Your task is to retype, word for word, the lines from the start of the data through the line holding "from matplotlib.ticker import". Do not include the pictures.

--------------------------------------------------

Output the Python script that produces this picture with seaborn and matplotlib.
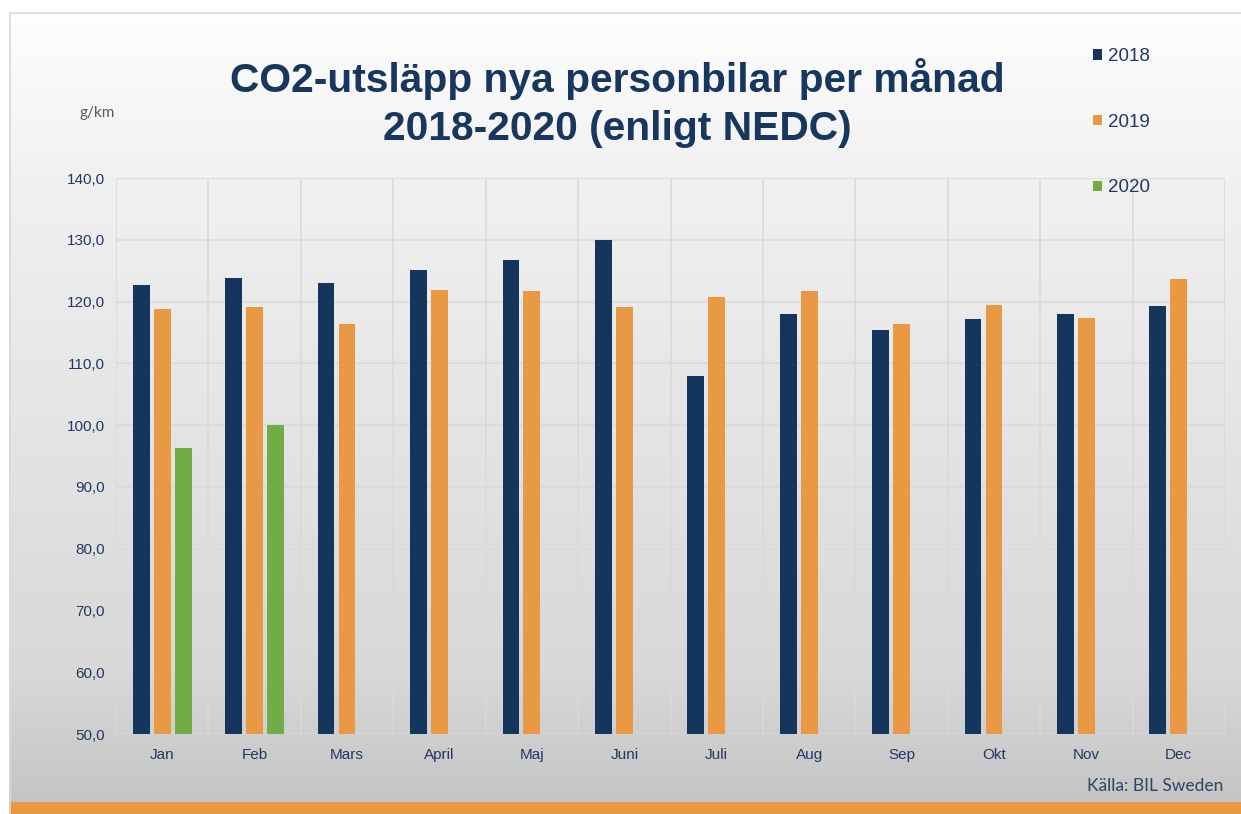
import numpy as np
import pandas as pd
import matplotlib
matplotlib.use("Agg")
import matplotlib.pyplot as plt
import seaborn as sns
from matplotlib.patches import Rectangle
from matplotlib.lines import Line2D
from matplotlib.ticker import FuncFormatter, FixedLocator

# ---- data ----
months = ["Jan", "Feb", "Mars", "April", "Maj", "Juni", "Juli", "Aug", "Sep", "Okt", "Nov", "Dec"]
years = ["2018", "2019", "2020"]
v2018 = [122.6, 123.8, 123.0, 125.1, 126.7, 130.0, 108.0, 118.0, 115.4, 117.2, 118.0, 119.3]
v2019 = [118.8, 119.1, 116.4, 121.9, 121.7, 119.1, 120.7, 121.7, 116.4, 119.4, 117.4, 123.6]
v2020 = [96.3, 100.0]
yticks = [50, 60, 70, 80, 90, 100, 110, 120, 130, 140]
colors = ["#14365C", "#E99843", "#70AD47"]

rows = []
for series, yr in ((v2018, "2018"), (v2019, "2019"), (v2020, "2020")):
    for m, v in zip(months, series):
        rows.append({"month": m, "year": yr, "value": v})
df = pd.DataFrame(rows)

sns.set_theme(style="white")
plt.rcParams['font.family'] = ['Liberation Sans', 'DejaVu Sans']

W, H = 1241, 814
fig = plt.figure(figsize=(W / 100, H / 100), dpi=100)
fig.patch.set_facecolor("white")

# gradient background panel
bg = fig.add_axes([9 / W, 0, 1 - 9 / W, 1 - 12 / H])
bg.set_axis_off()
py = np.arange(12, 814)
g = np.interp(py, [12, 178, 672, 800, 814], [254, 241, 216, 197, 197]) / 255.0
img = np.repeat(g[:, None], 2, axis=1)
bg.imshow(np.dstack([img, img, img]), aspect="auto", extent=[0, 1, 0, 1], interpolation="bilinear")
bg.set_zorder(-10)

# frame lines and bottom orange band
fig.add_artist(Line2D([9.5 / W, 9.5 / W], [0, 1 - 12.5 / H], color="#D9D9D9", lw=1.2, transform=fig.transFigure))
fig.add_artist(Line2D([9.5 / W, 1], [1 - 12.5 / H, 1 - 12.5 / H], color="#D9D9D9", lw=1.2, transform=fig.transFigure))
fig.add_artist(Rectangle((9 / W, 0), 1 - 9 / W, 12 / H, transform=fig.transFigure,
                         facecolor="#E99843", edgecolor="none"))

# main axes
ax = fig.add_axes([116 / W, (814 - 734) / H, (1225 - 116) / W, (734 - 178) / H])
ax.set_facecolor("none")
sns.barplot(data=df, x="month", y="value", hue="year", order=months, hue_order=years,
            palette=colors, width=0.68, gap=0.2, saturation=1, linewidth=0, ax=ax, errorbar=None)

navy = "#1F3864"
ax.set_ylim(50, 140)
ax.set_xlim(-0.5, len(months) - 0.5)
ax.yaxis.set_major_locator(FixedLocator(yticks))
ax.yaxis.set_major_formatter(FuncFormatter(lambda v, p: f"{v:.1f}".replace(".", ",")))
ax.xaxis.set_minor_locator(FixedLocator(np.arange(-0.5, len(months), 1.0)))
ax.grid(axis="y", which="major", color="#D9D9D9", lw=1.1)
ax.grid(axis="x", which="minor", color="#D9D9D9", lw=1.1)
ax.grid(axis="x", which="major", visible=False)
ax.set_axisbelow(True)
for s in ax.spines.values():
    s.set_visible(False)
ax.tick_params(axis="both", which="both", length=0, labelsize=11, colors=navy)
ax.tick_params(axis="y", pad=8)
ax.tick_params(axis="x", pad=10)
ax.set_xlabel("")
ax.set_ylabel("")

handles, labels = ax.get_legend_handles_labels()
ax.get_legend().remove()
leg = fig.legend(handles, labels, loc="upper left", bbox_to_anchor=(1093 / W, 1 - 48 / H),
                 bbox_transform=fig.transFigure, frameon=False, fontsize=13.5,
                 handlelength=0.5, handleheight=0.5, handletextpad=0.3, labelspacing=2.6,
                 borderpad=0, borderaxespad=0)
for t in leg.get_texts():
    t.set_color(navy)

title_c = "#17375E"
fig.text(617 / W, 1 - 79 / H, "CO2-utsläpp nya personbilar per månad", ha="center", va="center",
         fontsize=29.3, fontweight="bold", color=title_c)
fig.text(617 / W, 1 - 129 / H, "2018-2020 (enligt NEDC)", ha="center", va="center",
         fontsize=29.3, fontweight="bold", color=title_c)
fig.text(97 / W, 1 - 113 / H, "g/km", ha="center", va="center", fontsize=11, color="#595959",
         family=["Lato", "DejaVu Sans"])
fig.text(1155 / W, 1 - 786 / H, "Källa: BIL Sweden", ha="center", va="center", fontsize=12.5,
         color="#2B4468", family=["Lato", "DejaVu Sans"])

fig.savefig("out.png", dpi=100)
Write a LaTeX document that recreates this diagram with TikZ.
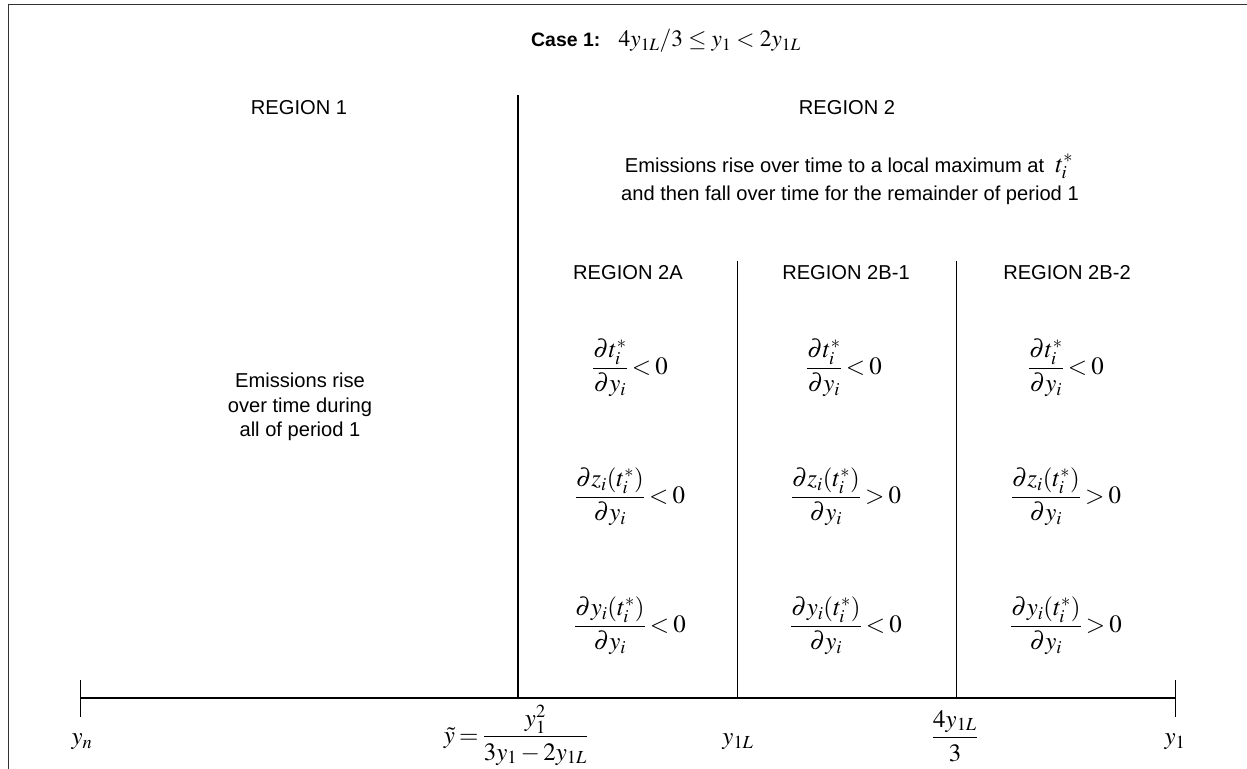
\documentclass[tikz,border=0pt]{standalone}
\usepackage{amsmath}
\usepackage{mathptmx}
\usepackage[no-math]{fontspec}
\setmainfont{Liberation Sans}
\newcommand\mfs{\fontsize{25}{30}\selectfont\thickmuskip=3mu plus 1mu}
\newcommand\tfs{\fontsize{23.5}{28}\selectfont}
\tikzset{
  txt/.style={font=\fontsize{20.2}{24.5}\selectfont, inner sep=0pt, align=center},
  mth/.style={font=\mfs, inner sep=0pt},
  frameline/.style={line width=1.6pt, draw=black!80},
  thickline/.style={line width=2pt},
  thinline/.style={line width=0.9pt},
}
\begin{document}
\begin{tikzpicture}[x=1bp,y=-1bp]
\useasboundingbox (0,0) rectangle (1247,769);
% frame
\coordinate (fbl) at (8.3,769);
\coordinate (ftl) at (8.3,4.7);
\coordinate (ftr) at (1247,4.7);
\draw[frameline] (fbl) -- (ftl) -- (ftr);
% title
\node[inner sep=0pt, font=\fontsize{19.5}{23}\selectfont\bfseries, anchor=base west] (case) at (531,47) {Case 1:};
\node[inner sep=0pt, font=\tfs, anchor=base west] (cond) at ([xshift=18bp]case.base east) {$4y_{1L}/3 \le y_1 < 2y_{1L}$};
% regions
\node[txt, anchor=base] (r1) at (299,115) {REGION 1};
\node[txt, anchor=base] (r2) at (847,115) {REGION 2};
\node[txt, anchor=base] (r2txta) at (849,172) {Emissions rise over time to a local maximum at~ {\mfs$t_i^*$}};
\node[txt, anchor=base] (r2txtb) at (850,200) {and then fall over time for the remainder of period 1};
\node[txt] (r1txt) at (300,407) {Emissions rise\\over time during\\all of period 1};
\node[txt, anchor=base] (r2a) at (628,279) {REGION 2A};
\node[txt, anchor=base] (r2b1) at (846,279) {REGION 2B-1};
\node[txt, anchor=base] (r2b2) at (1067,279) {REGION 2B-2};
% axis
\coordinate (axL) at (80,698);
\coordinate (axR) at (1175,698);
\coordinate (tLt) at (80,680);
\coordinate (tLb) at (80,717);
\coordinate (tRt) at (1175,680);
\coordinate (tRb) at (1175,717);
\draw[thickline] (axL) -- (axR);
\draw[thinline] (tLt) -- (tLb);
\draw[thinline] (tRt) -- (tRb);
\coordinate (v1t) at (518,95);
\coordinate (v1b) at (518,698);
\draw[thickline] (v1t) -- (v1b);
\coordinate (v2t) at (737,261);
\coordinate (v2b) at (737,698);
\coordinate (v3t) at (956,261);
\coordinate (v3b) at (956,698);
\draw[thinline] (v2t) -- (v2b);
\draw[thinline] (v3t) -- (v3b);
% derivatives
\node[mth] (a1) at (630,368) {$\dfrac{\partial t_i^{*}\rule{0pt}{19bp}}{\partial y_i} < 0$};
\node[mth] (b1) at (844,368) {$\dfrac{\partial t_i^{*}\rule{0pt}{19bp}}{\partial y_i} < 0$};
\node[mth] (c1) at (1066,368) {$\dfrac{\partial t_i^{*}\rule{0pt}{19bp}}{\partial y_i} < 0$};
\node[mth] (a2) at (630,497) {$\dfrac{\partial z_i(t_i^*)}{\partial y_i} < 0$};
\node[mth] (b2) at (846,497) {$\dfrac{\partial z_i(t_i^*)}{\partial y_i} > 0$};
\node[mth] (c2) at (1066,497) {$\dfrac{\partial z_i(t_i^*)}{\partial y_i} > 0$};
\node[mth] (a3) at (630,626) {$\dfrac{\partial y_i(t_i^*)}{\partial y_i} < 0$};
\node[mth] (b3) at (846,626) {$\dfrac{\partial y_i(t_i^*)}{\partial y_i} < 0$};
\node[mth] (c3) at (1066,626) {$\dfrac{\partial y_i(t_i^*)}{\partial y_i} > 0$};
% axis labels
\node[mth] (lyn) at (82,742) {$y_n$};
\node[mth] (lyt) at (516,735) {$\tilde{y} = \dfrac{y_1^2}{3y_1 - 2y_{1L}}$};
\node[mth] (ly1L) at (738,742) {$y_{1L}$};
\node[mth] (l43) at (955,736) {$\dfrac{4y_{1L}}{3}$};
\node[mth] (ly1) at (1175,742) {$y_1$};
\end{tikzpicture}
\end{document}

--------------------------------------------------

__Output__.
Output the Python script that produces this picture with seaborn and matplotlib.
import numpy as np
import pandas as pd
import matplotlib
matplotlib.use("Agg")
import matplotlib.pyplot as plt
import seaborn as sns
from matplotlib.patches import Rectangle
from matplotlib.lines import Line2D
from matplotlib.ticker import FuncFormatter, FixedLocator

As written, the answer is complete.